Oil dips as market weighs Trump tariff threats, surprise US stockbuild
Brent crude futures for September , set to expire on Thursday, fell 18 cents, or 0.3%, to $73.06 a barrel at 0650 GMT. The more active Brent October contract was down 26 cents, or 0.4%, at $72.21.
U.S. West Texas Intermediate crude for September dropped 17 cents, or 0.2%, to $69.83 a barrel.
Both benchmarks settled 1% higher on Wednesday.
"Oil contracts have been caught in a holding pattern today, oscillating within a tight range as neither buyers nor sellers muster the conviction to take prices decisively higher or lower, especially on the crux of the August 1 deadline" for new U.S. tariffs, said Priyanka Sachdeva, a senior market analyst at Phillip Nova.
"On one hand, Trump's hawkish rhetoric on Russian oil sanctions continues to underpin tight-market premiums; on the other, a firm dollar, tepid global growth indicators, and that surprise EIA build are capping gains," Sachdeva added.

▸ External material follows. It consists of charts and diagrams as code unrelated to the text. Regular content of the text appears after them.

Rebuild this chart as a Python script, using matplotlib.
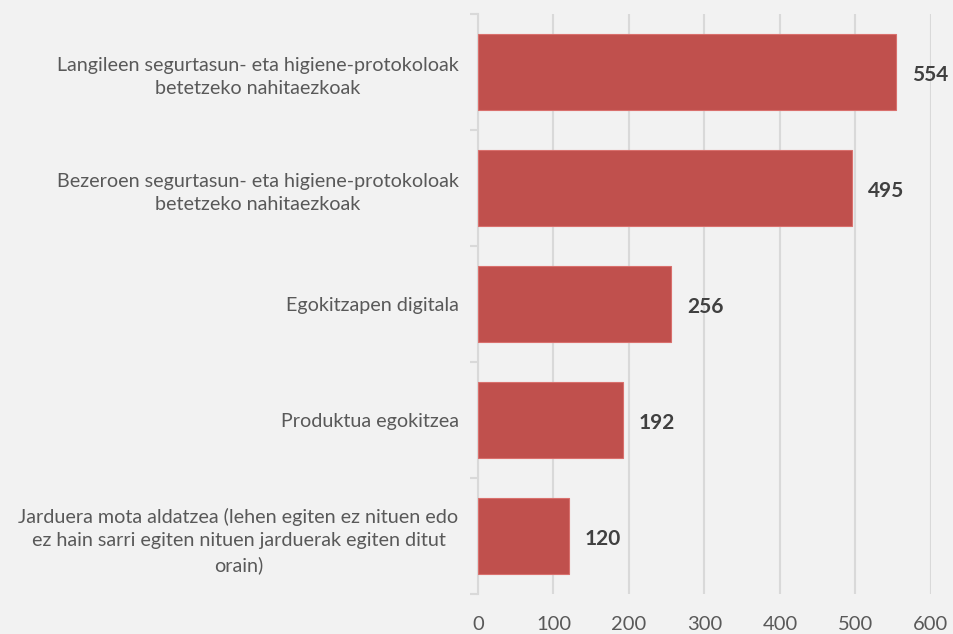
import matplotlib
matplotlib.use("Agg")
import matplotlib.pyplot as plt
from matplotlib.ticker import FixedLocator

categories = [
    "Langileen segurtasun- eta higiene-protokoloak\nbetetzeko nahitaezkoak",
    "Bezeroen segurtasun- eta higiene-protokoloak\nbetetzeko nahitaezkoak",
    "Egokitzapen digitala",
    "Produktua egokitzea",
    "Jarduera mota aldatzea (lehen egiten ez nituen edo\nez hain sarri egiten nituen jarduerak egiten ditut\norain)",
]
values = [554, 495, 256, 192, 120]
xticks = [0, 100, 200, 300, 400, 500, 600]

plt.rcParams['font.family'] = ['Lato', 'DejaVu Sans']
bg = '#f2f2f2'
fig = plt.figure(figsize=(9.54, 6.34), dpi=100, facecolor=bg)
ax = fig.add_axes([478/954, 1-594/634, (931-478)/954, (594-14)/634])
ax.set_facecolor(bg)

n = len(categories)
ypos = list(range(n))
ax.barh(ypos, values, height=0.66, color='#c0504d', edgecolor='#d9706d', linewidth=0.8, zorder=3)
ax.set_ylim(n - 0.5, -0.5)
ax.set_xlim(0, 600)
ax.xaxis.set_major_locator(FixedLocator(xticks))
ax.set_xticklabels([str(t) for t in xticks])
ax.grid(axis='x', color='#d9d9d9', linewidth=1.5, zorder=0)
ax.tick_params(axis='x', length=0, labelsize=14.5, labelcolor='#595959', pad=16)

ax.set_yticks(ypos)
ax.set_yticklabels(categories, fontsize=14.2, color='#595959', linespacing=1.45)
ax.yaxis.set_minor_locator(FixedLocator([i - 0.5 for i in range(n + 1)]))
ax.tick_params(axis='y', which='major', length=0, pad=14)
ax.tick_params(axis='y', which='minor', length=6, color='#d9d9d9', width=1.5)
for lbl in ax.get_yticklabels():
    lbl.set_horizontalalignment('right')
    lbl.set_multialignment('center')

for s in ['top', 'right', 'bottom']:
    ax.spines[s].set_visible(False)
ax.spines['left'].set_color('#d9d9d9')
ax.spines['left'].set_linewidth(1.5)

for y, v in zip(ypos, values):
    ax.text(v + 21, y + 0.03, str(v), va='center', ha='left', fontsize=15,
            fontweight='bold', color='#404040', zorder=4)

fig.savefig('out.png', dpi=100, facecolor=bg)
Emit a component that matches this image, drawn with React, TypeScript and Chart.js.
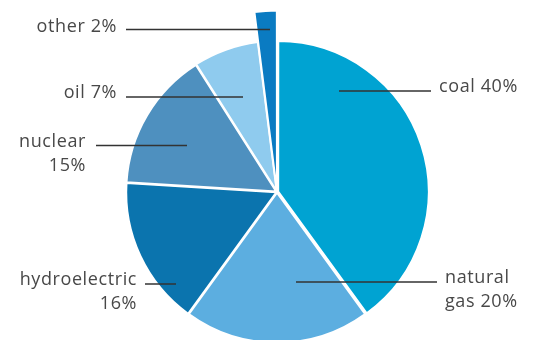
import { useEffect, useRef } from "react";
import { Chart, registerables } from "chart.js";

Chart.register(...registerables);

// ---- data ----
const categories = ["coal", "natural gas", "hydroelectric", "nuclear", "oil", "other"];
const shares = [40, 20, 16, 15, 7, 2];
const labelLines = [
  ["coal 40%"],
  ["natural", "gas 20%"],
  ["hydroelectric", "16%"],
  ["nuclear", "15%"],
  ["oil 7%"],
  ["other 2%"],
];

// ---- styles ----
const sliceColors = ["#00a3d2", "#5caee0", "#0b74ae", "#4e90bf", "#8fcbee", "#0a7bc2"];
const sliceOffsets = [5, 3, 3, 3, 3, 3];
const sliceExtraRadius = [0, 0, 0, 0, 0, 30];

// annotation layout, relative to the pie centre (px)
const labelLayout = [
  { align: "left", tx: 162, ty: -100, lx1: 62, lx2: 154, ly: -101 },
  { align: "left", tx: 168, ty: 91, lx1: 19, lx2: 160, ly: 90 },
  { align: "right", tx: -140, ty: 93, lx1: -132, lx2: -101, ly: 92 },
  { align: "right", tx: -191, ty: -45.5, lx1: -181, lx2: -90, ly: -46.5 },
  { align: "right", tx: -160, ty: -94, lx1: -151, lx2: -34, ly: -95 },
  { align: "right", tx: -160, ty: -160, lx1: -151, lx2: -7, ly: -162.5 },
];

const extendPlugin = {
  id: "extendSlices",
  afterDatasetsUpdate(chart: any) {
    const meta = chart.getDatasetMeta(0);
    meta.data.forEach((el: any, i: number) => {
      if (sliceExtraRadius[i]) el.outerRadius = el.outerRadius + sliceExtraRadius[i];
    });
  },
};

const leaderPlugin = {
  id: "leaderLabels",
  afterDraw(chart: any) {
    const meta = chart.getDatasetMeta(0);
    const arc = meta.data[0];
    if (!arc) return;
    const cx = arc.x;
    const cy = arc.y;
    const ctx = chart.ctx as CanvasRenderingContext2D;
    ctx.save();
    ctx.strokeStyle = "#333333";
    ctx.lineWidth = 1.5;
    ctx.font = "18px 'Open Sans'";
    (ctx as any).letterSpacing = "0.6px";
    ctx.fillStyle = "#484848";
    ctx.textBaseline = "alphabetic";
    labelLayout.forEach((l, i) => {
      ctx.beginPath();
      ctx.moveTo(cx + l.lx1, cy + l.ly);
      ctx.lineTo(cx + l.lx2, cy + l.ly);
      ctx.stroke();
      ctx.textAlign = l.align as CanvasTextAlign;
      labelLines[i].forEach((t, j) => {
        ctx.fillText(t, cx + l.tx, cy + l.ty + j * 24);
      });
    });
    ctx.restore();
  },
};

export default function App() {
  const ref = useRef<HTMLCanvasElement | null>(null);
  useEffect(() => {
    document.body.style.margin = "0";
    document.body.style.background = "#ffffff";
    const chart = new Chart(ref.current as HTMLCanvasElement, {
      type: "pie",
      data: {
        labels: categories,
        datasets: [
          {
            data: shares,
            backgroundColor: sliceColors,
            borderColor: "#ffffff",
            borderWidth: 2,
            offset: sliceOffsets,
          },
        ],
      },
      options: {
        animation: false,
        responsive: false,
        radius: 150,
        layout: { padding: { left: 16, right: 0, top: 0, bottom: 0 } },
        plugins: { legend: { display: false }, tooltip: { enabled: false } },
      } as any,
      plugins: [extendPlugin, leaderPlugin],
    });
    return () => chart.destroy();
  }, []);
  return (
    <div style={{ position: "fixed", left: 0, top: 0, width: 538, height: 384 }}>
      <canvas ref={ref} width={538} height={384} style={{ width: 538, height: 384 }} />
    </div>
  );
}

Trump said he would start imposing measures on Russia, including 100% secondary tariffs on its trading partners, if it did not make progress on ending the war within 10-12 days, moving up an earlier 50-day deadline.
"Concerns that secondary tariffs on countries importing Russian crude will tighten supplies continue to drive buying interest," said Toshitaka Tazawa, an analyst at Fujitomi Securities.
The U.S. has also warned China, the largest buyer of Russian oil, that it could face huge tariffs if it kept buying.
On Wednesday, the U.S. Treasury Department announced fresh sanctions on over 115 Iran-linked individuals, entities and vessels, in a sign the Trump administration is doubling down on its "maximum pressure" campaign after bombing Tehran's key nuclear sites in June.
Meanwhile, U.S. crude oil inventories rose by 7.7 million barrels in the week ending July 25 to 426.7 million barrels, driven by lower exports, the Energy Information Administration said on Wednesday. Analysts had expected a 1.3 million-barrel draw.
Gasoline stocks fell by 2.7 million barrels to 228.4 million barrels, far exceeding forecasts for a 600,000-barrel draw.
"U.S. inventory data showed a surprise build in crude stocks, but a bigger-than-expected gasoline draw supported the view of strong driving season demand, resulting in a neutral impact on oil market," Fujitomi Securities' Tazawa said.